## Requirement
Beginning with the first line of the data below, reproduce every line unchanged, ending with the line that holds "plt.rcParams['font.family'] = ['Liberation".

━━━ Material ━━━

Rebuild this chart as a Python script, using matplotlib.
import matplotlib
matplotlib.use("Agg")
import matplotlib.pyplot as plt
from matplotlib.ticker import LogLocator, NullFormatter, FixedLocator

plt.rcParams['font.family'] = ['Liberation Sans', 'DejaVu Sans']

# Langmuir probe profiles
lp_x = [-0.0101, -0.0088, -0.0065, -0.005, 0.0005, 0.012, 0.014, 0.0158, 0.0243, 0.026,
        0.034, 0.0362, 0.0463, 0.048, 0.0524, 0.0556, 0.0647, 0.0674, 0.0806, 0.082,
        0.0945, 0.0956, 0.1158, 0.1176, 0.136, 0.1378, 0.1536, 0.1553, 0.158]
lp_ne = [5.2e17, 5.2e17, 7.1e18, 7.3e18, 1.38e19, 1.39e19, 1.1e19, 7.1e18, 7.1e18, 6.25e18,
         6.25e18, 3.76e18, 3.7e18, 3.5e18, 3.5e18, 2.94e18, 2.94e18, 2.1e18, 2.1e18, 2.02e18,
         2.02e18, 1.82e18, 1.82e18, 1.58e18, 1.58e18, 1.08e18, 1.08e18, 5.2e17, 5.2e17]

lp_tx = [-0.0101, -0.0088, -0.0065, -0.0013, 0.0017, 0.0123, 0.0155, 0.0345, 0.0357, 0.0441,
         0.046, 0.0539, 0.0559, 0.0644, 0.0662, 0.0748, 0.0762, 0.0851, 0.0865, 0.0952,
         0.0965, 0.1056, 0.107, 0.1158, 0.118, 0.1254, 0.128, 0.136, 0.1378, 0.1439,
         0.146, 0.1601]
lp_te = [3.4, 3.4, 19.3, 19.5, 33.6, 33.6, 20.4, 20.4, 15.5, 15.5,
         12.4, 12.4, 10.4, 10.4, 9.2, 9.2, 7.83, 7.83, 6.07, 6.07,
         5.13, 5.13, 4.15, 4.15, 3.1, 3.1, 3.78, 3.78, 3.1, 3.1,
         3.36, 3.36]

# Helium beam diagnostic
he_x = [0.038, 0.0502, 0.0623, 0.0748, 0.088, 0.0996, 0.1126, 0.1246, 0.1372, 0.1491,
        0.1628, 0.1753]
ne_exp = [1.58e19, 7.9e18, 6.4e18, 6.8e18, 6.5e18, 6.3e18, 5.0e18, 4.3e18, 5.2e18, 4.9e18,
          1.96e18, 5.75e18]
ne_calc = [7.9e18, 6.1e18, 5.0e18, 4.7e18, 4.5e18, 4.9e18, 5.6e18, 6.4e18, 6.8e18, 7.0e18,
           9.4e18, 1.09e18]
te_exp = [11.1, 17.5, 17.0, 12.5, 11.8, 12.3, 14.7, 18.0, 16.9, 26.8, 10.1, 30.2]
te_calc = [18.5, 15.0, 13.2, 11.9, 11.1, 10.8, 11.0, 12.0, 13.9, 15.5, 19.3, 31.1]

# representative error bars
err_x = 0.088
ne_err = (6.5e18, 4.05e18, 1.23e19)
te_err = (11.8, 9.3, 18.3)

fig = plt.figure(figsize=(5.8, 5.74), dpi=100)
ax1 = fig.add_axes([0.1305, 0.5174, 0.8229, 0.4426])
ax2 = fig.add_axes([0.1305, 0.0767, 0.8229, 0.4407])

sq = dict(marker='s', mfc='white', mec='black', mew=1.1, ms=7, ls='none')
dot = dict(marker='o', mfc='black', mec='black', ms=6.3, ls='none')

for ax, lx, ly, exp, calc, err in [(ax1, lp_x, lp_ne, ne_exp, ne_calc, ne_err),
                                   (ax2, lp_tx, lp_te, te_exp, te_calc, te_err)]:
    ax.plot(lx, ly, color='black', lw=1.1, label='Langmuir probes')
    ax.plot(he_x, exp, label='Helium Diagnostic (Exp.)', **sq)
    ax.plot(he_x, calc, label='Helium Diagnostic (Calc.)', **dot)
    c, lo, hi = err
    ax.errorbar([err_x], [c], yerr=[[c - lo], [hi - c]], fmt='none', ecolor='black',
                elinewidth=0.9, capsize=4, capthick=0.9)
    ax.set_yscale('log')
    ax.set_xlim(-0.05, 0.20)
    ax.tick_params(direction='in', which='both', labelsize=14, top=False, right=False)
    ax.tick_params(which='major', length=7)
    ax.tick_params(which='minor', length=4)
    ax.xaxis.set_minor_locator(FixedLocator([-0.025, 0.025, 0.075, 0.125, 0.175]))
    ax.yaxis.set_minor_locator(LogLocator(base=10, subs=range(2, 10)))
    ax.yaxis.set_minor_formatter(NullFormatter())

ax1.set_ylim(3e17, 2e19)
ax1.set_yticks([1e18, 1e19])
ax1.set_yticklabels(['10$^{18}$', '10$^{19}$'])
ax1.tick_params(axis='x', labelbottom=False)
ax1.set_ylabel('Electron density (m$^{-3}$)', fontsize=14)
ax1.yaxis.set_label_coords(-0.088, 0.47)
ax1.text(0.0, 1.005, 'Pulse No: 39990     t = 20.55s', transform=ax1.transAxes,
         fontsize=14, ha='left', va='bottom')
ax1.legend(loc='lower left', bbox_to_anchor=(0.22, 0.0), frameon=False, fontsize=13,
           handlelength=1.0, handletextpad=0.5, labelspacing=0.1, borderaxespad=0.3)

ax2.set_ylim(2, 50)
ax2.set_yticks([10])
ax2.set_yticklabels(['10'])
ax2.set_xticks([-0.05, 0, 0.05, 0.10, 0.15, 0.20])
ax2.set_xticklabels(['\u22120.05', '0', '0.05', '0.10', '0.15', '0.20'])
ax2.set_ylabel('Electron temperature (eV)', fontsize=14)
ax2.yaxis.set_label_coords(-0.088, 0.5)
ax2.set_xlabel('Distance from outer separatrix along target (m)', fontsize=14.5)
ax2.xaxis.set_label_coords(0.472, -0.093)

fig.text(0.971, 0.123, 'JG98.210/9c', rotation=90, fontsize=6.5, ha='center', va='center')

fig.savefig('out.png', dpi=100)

━━━

## Response
Rebuild this chart as a Python script, using matplotlib.
import matplotlib
matplotlib.use("Agg")
import matplotlib.pyplot as plt
from matplotlib.ticker import LogLocator, NullFormatter, FixedLocator

plt.rcParams['font.family'] = ['Liberation Sans', 'DejaVu Sans']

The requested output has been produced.